Why don't you look at optimising your code first?
looking at this statement:
if (fileLists.SourceFileListBefore[i].targetNode.IsFile && fileLists.SourceFileListBefore[n].targetNode.IsFile)
Means you can straight away build1 single list of files where IsFile == true
(making the loop smaller already)
secondly,
if (fileLists.SourceFileListBefore[i].hash == fileLists.SourceFileListBefore[n].hash)
Why don't you build a hash lookup of the hashes first.
Then iterate over your filtered list, looking up in the lookup you created, if it contains > 1, it means there is a match as (current node hash + some other node hash).

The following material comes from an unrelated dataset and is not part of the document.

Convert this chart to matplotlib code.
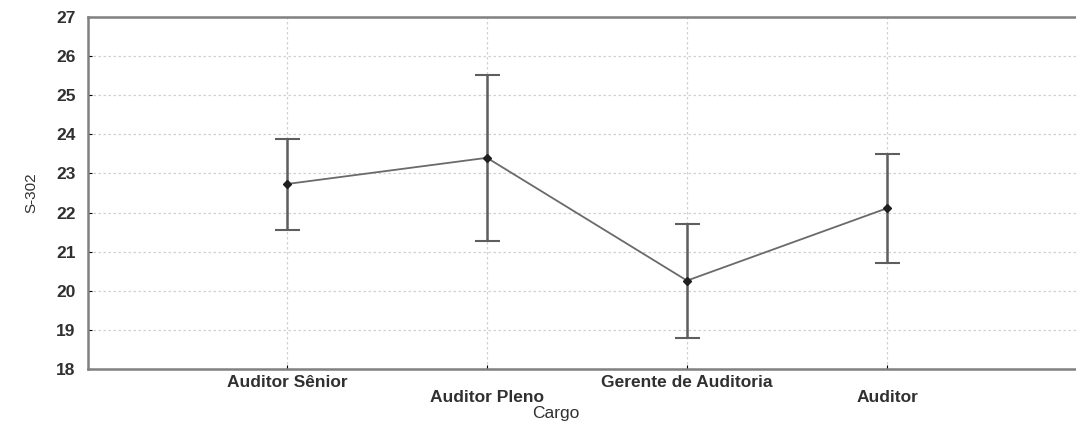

So you only do some work on the matched hashes which is not your node.
I wrote a blog post about it which you can read at @ CodePERF[dot]NET -.NET Nested Loops vs Hash Lookups
PLINQ will only be slightly improving a bad solution to your problem.
Added some comparisons:
Total File Count: 16900
TargetNode.IsFile == true: 11900
Files with Duplicate Hashes = 10000 (5000 unique hashes)
Files with triplicate Hashes = 900 (300 unique hashes)
Files with Unique hashes = 1000
And the actual setup method:
[SetUp]
public void TestStup()
{
_sw = new Stopwatch();
_files = new List<File>();
int duplicateHashes = 10000;
int triplicateHashesCount = 900;
int randomCount = 1000;
int nonFileCount = 5000;
for (int i = 0; i < duplicateHashes; i++)
{
var hash = i % (duplicateHashes / 2);
_files.Add(new File {Id = i, Hash = hash.ToString(), TargetNode = new Node {IsFile = true}});
}
for (int i = 0; i < triplicateHashesCount; i++)
{
var hash = int.MaxValue - 100000 - i % (triplicateHashesCount / 3);
_files.Add(new File {Id = i, Hash = hash.ToString(), TargetNode = new Node {IsFile = true}});
}
for (int i = 0; i < randomCount; i++)
{
var hash = int.MaxValue - i;
_files.Add(new File { Id = i, Hash = hash.ToString(), TargetNode = new Node { IsFile = true } });
}
for (int i = 0; i < nonFileCount; i++)
{
var hash = i % (nonFileCount / 2);
_files.Add(new File {Id = i, Hash = hash.ToString(), TargetNode = new Node {IsFile = false}});
}
_matched = 0;
}
Than your current method:
[Test]
public void FindDuplicates()
{
_sw.Start();
for (int i = 0; i < _files.Count; i++) // Compare SourceFileList-Files to themselves
{
for (int n = i + 1; n < _files.Count; n++) // Don´t need to do the same comparison twice!
{
if (_files[i].TargetNode.IsFile && _files[n].TargetNode.IsFile)
if (_files[i].Hash == _files[n].Hash)
{
// Do Work
_matched++;
}
}
}
_sw.Stop();
}
Takes around 7.1 seconds on my machine.
Using lookup to find hashes which appear multiple times takes 21ms.
[Test]
public void FindDuplicatesHash()
{
_sw.Start();
var lookup = _files.Where(f => f.TargetNode.IsFile).ToLookup(f => f.Hash);
foreach (var duplicateFiles in lookup.Where(files => files.Count() > 1))
{
// Do Work for each unique hash, which appears multiple times in _files.
// If you need to do work on each pair, you will need to create pairs from duplicateFiles
// this can be an excercise for you ;-)
_matched++;
}
_sw.Stop();
}
In my test, using PLINQ for counting the lookups, is actually slower (As there is a large cost of dividing lists between threads and aggregating results back)
[Test]
public void FindDuplicatesHashParallel()
{
_sw.Start();
var lookup = _files.Where(f => f.TargetNode.IsFile).ToLookup(f => f.Hash);
_matched = lookup.AsParallel().Where(g => g.Count() > 1).Sum(g => 1);
_sw.Stop();
}
This took 120ms, so almost 6 times as long with my current source list.